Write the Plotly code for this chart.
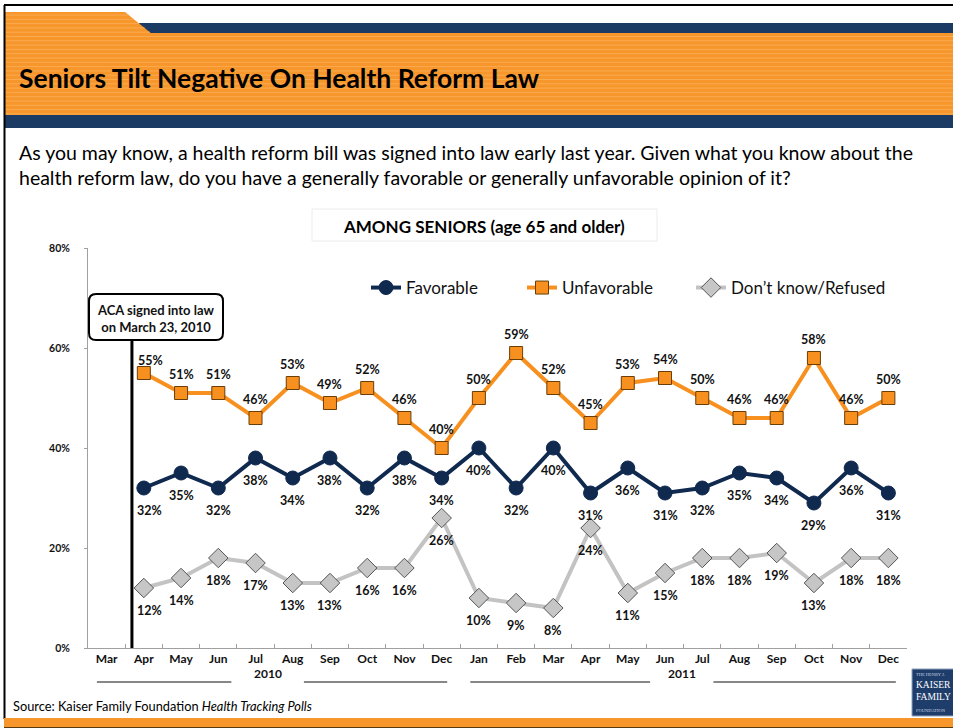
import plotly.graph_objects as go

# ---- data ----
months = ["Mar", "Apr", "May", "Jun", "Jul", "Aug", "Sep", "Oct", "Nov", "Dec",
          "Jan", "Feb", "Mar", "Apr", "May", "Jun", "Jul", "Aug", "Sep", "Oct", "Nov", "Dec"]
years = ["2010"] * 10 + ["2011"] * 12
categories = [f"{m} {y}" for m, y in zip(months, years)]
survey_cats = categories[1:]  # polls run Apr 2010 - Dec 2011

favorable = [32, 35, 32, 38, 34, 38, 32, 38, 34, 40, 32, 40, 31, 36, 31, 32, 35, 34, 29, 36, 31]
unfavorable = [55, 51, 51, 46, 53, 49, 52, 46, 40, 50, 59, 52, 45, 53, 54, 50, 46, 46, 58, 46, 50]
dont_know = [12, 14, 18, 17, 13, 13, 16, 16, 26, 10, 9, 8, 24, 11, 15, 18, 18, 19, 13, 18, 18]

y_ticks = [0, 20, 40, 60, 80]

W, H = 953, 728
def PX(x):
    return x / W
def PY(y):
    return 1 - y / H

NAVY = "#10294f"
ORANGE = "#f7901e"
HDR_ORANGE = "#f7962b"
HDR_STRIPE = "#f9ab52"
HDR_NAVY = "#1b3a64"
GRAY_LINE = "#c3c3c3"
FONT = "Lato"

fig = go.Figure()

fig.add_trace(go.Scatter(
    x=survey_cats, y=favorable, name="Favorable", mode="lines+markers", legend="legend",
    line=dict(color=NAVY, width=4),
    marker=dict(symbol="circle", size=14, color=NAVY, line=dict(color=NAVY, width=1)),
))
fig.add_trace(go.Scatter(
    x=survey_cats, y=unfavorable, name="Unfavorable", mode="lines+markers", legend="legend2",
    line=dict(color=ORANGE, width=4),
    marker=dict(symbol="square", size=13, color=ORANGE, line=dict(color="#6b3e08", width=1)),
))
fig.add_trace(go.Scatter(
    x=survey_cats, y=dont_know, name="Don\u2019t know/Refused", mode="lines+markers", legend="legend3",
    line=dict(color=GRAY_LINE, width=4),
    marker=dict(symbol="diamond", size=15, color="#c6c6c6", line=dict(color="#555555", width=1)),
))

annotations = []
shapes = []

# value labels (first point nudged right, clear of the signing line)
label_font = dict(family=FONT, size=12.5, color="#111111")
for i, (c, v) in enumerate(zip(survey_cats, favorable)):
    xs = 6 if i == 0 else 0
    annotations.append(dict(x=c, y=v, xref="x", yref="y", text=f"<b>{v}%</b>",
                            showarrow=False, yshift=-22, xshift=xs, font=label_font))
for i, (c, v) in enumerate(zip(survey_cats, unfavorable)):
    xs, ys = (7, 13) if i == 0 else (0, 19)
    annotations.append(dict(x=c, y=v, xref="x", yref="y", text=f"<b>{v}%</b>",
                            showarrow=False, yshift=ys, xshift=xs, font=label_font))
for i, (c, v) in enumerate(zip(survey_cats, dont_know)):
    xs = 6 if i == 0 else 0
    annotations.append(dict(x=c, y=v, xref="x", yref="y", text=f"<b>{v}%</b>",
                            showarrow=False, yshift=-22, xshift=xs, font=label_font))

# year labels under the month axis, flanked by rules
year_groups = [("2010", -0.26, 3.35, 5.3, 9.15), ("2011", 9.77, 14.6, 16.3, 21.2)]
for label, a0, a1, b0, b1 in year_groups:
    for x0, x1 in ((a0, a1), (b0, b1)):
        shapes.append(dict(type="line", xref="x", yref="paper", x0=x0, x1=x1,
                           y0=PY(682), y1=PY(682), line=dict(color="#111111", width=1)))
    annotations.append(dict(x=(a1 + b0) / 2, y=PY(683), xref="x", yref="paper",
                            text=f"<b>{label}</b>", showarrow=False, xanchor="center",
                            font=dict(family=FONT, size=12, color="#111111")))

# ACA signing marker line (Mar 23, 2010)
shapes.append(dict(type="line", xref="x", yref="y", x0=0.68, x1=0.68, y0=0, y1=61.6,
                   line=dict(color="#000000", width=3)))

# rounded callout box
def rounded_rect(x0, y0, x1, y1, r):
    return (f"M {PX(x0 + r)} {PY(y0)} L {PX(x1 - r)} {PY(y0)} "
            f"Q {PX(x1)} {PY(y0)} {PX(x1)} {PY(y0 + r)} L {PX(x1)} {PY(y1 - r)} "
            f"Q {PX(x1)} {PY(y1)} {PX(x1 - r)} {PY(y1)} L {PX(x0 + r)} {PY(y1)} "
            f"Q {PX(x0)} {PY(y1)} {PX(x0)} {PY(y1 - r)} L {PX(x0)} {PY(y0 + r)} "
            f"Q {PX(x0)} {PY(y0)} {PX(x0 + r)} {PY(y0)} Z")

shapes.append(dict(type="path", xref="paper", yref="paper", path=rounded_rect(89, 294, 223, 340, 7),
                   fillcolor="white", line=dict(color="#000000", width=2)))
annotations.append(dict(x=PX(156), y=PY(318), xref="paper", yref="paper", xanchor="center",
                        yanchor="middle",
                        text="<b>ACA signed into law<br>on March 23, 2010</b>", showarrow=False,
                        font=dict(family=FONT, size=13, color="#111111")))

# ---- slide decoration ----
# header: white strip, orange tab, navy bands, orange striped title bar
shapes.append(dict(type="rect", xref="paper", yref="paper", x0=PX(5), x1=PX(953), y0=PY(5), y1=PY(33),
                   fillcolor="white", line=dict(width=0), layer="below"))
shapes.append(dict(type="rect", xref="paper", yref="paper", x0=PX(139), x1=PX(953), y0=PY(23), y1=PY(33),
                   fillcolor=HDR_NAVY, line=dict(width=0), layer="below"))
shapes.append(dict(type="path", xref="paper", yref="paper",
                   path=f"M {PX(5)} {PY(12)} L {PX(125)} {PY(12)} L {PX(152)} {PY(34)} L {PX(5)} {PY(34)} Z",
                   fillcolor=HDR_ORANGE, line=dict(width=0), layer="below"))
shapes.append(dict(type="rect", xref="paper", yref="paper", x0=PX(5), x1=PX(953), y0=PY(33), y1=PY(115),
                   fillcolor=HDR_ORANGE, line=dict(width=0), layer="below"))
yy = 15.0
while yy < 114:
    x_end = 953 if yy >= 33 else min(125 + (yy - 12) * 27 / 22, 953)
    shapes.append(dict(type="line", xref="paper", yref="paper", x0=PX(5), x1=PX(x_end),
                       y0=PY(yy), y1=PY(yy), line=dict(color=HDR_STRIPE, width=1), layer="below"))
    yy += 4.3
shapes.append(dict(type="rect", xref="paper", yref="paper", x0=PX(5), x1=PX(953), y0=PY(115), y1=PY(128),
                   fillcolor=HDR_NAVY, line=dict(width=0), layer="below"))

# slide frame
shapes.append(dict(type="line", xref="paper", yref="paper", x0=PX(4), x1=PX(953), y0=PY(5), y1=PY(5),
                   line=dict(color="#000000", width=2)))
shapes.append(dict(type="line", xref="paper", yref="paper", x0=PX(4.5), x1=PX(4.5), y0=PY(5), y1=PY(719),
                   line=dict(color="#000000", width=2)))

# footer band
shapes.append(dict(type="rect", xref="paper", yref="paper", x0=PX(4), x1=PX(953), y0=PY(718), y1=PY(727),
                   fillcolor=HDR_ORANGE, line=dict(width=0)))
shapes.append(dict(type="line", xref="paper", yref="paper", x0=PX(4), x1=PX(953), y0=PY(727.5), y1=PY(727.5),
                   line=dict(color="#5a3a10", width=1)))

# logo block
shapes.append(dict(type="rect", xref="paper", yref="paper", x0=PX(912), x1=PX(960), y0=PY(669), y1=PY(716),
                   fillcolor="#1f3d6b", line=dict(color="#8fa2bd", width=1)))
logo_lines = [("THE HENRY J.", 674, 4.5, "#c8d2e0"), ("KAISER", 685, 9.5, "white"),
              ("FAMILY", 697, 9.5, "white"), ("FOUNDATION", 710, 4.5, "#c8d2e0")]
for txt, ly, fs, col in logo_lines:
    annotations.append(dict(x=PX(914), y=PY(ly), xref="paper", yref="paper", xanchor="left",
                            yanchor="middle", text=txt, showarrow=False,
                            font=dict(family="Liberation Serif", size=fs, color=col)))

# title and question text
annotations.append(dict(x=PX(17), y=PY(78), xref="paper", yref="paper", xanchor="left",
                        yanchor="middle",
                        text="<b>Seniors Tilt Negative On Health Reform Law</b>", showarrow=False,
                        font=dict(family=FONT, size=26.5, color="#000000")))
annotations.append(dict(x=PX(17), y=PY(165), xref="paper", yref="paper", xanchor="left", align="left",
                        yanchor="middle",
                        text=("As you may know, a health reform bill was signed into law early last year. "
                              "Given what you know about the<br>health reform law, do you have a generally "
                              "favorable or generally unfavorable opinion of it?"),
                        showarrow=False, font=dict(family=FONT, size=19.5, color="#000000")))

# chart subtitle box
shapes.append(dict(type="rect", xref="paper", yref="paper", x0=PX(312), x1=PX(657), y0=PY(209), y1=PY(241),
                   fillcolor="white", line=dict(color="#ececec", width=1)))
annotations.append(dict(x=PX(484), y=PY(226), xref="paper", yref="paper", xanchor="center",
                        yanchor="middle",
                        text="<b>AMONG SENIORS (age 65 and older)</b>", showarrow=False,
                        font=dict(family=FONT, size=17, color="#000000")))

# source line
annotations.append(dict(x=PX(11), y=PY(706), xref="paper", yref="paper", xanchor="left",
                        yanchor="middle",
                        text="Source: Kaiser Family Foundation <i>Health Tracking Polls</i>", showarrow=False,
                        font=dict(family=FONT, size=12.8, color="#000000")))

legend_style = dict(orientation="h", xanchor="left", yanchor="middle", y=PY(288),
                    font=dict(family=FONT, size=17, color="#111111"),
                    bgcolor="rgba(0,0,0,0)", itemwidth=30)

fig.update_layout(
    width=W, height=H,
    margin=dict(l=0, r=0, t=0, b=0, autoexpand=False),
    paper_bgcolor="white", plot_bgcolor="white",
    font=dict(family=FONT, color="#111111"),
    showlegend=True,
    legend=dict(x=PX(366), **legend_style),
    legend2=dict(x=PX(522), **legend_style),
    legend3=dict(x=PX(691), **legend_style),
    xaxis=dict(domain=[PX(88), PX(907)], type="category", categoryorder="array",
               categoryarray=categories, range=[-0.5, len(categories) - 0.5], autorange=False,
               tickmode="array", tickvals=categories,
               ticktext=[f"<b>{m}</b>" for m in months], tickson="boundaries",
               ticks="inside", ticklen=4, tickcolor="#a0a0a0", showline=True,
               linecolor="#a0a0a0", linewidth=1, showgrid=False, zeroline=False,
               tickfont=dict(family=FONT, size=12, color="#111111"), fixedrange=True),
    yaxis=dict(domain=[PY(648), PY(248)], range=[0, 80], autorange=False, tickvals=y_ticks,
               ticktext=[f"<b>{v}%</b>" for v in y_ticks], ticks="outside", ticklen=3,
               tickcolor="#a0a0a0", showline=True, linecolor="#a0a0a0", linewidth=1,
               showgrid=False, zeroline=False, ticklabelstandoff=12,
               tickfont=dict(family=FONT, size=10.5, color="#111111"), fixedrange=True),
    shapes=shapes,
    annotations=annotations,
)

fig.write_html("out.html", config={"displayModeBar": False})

◆ ◆ ◆ ◆ ◆ ◆ ◆

■ Requirement
Exactly restate the lines from the beginning of the data through the line with "survey_cats = categories[1:]", and no others, keeping pictures out.

■ Answer
Write the Plotly code for this chart.
import plotly.graph_objects as go

# ---- data ----
months = ["Mar", "Apr", "May", "Jun", "Jul", "Aug", "Sep", "Oct", "Nov", "Dec",
          "Jan", "Feb", "Mar", "Apr", "May", "Jun", "Jul", "Aug", "Sep", "Oct", "Nov", "Dec"]
years = ["2010"] * 10 + ["2011"] * 12
categories = [f"{m} {y}" for m, y in zip(months, years)]
survey_cats = categories[1:]  # polls run Apr 2010 - Dec 2011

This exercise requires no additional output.